Update (09/07 4:40 p.m.) — Jeff Marszal, the Happy Camp-Oak Knoll District Ranger, says that right now they are working on the “Westside Recovery Project” which is taking place in the footprint of the Happy Camp complex, which burned hundreds of thousands of acres back in 2014.
They are taking 100 log trucks a day filled with fuel. But he also wants people to know that they are living under a 4 year drought, and burning conditions are extreme. Marszal says they are seeing fire behavior that they’ve never seen before, so the ability to do prescribed burning and pilot burning is somewhat limited by the fact that they don’t have large burn windows.
Horse Creek, Calif. — Much of the Horse Creek Community is turned to ash after the Gap Fire took off late last month, but residents believe the damage could have been avoided.

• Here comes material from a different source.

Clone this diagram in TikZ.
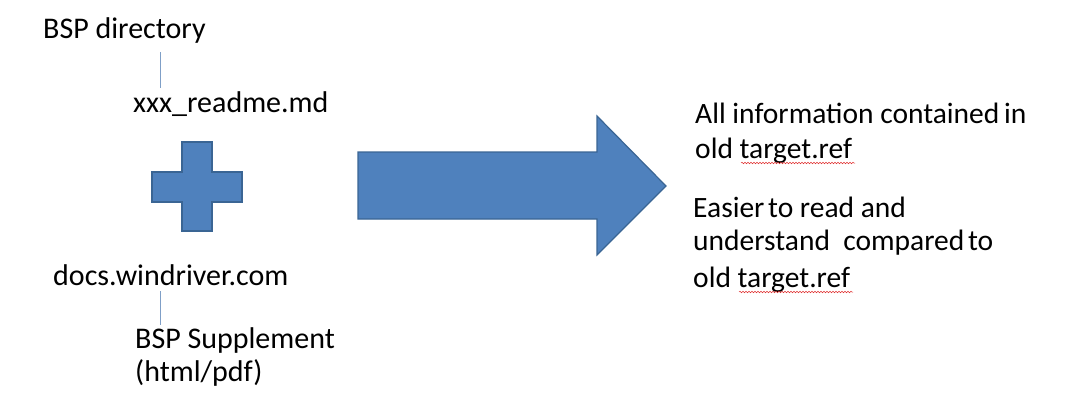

“There are fire lines that used to be maintained back in the 70’s and 80’s, but have not been maintained for many years,” resident Nephi Hartshorn said.
Hartshorn and his neighbors said they’ve been concerned about the brush building up on US Forest Service land near their homes and have been asking them to do something about it for nearly two decades.
“What we need to do is we just need to get this forest cleaned up, and it’s not being done that’s the bottom line,” neighbor Rudy Murieen said.
Murieen said people in the area have had meetings with local officials including the sheriff, district attorney, and the Forest Service to talk about fuel reductions. He said plans to reduce fuels have been approved, but they’re never carried out.
“The answers I got a lot of times was they didn’t have the money to implement it into the forest,” he said.
But Hartshorn said that price seems small compared to the value of land and homes.
“It makes me sad,” he said. “There was a great chance that this fire could have been slowed down or even stopped so that’s frustrating.”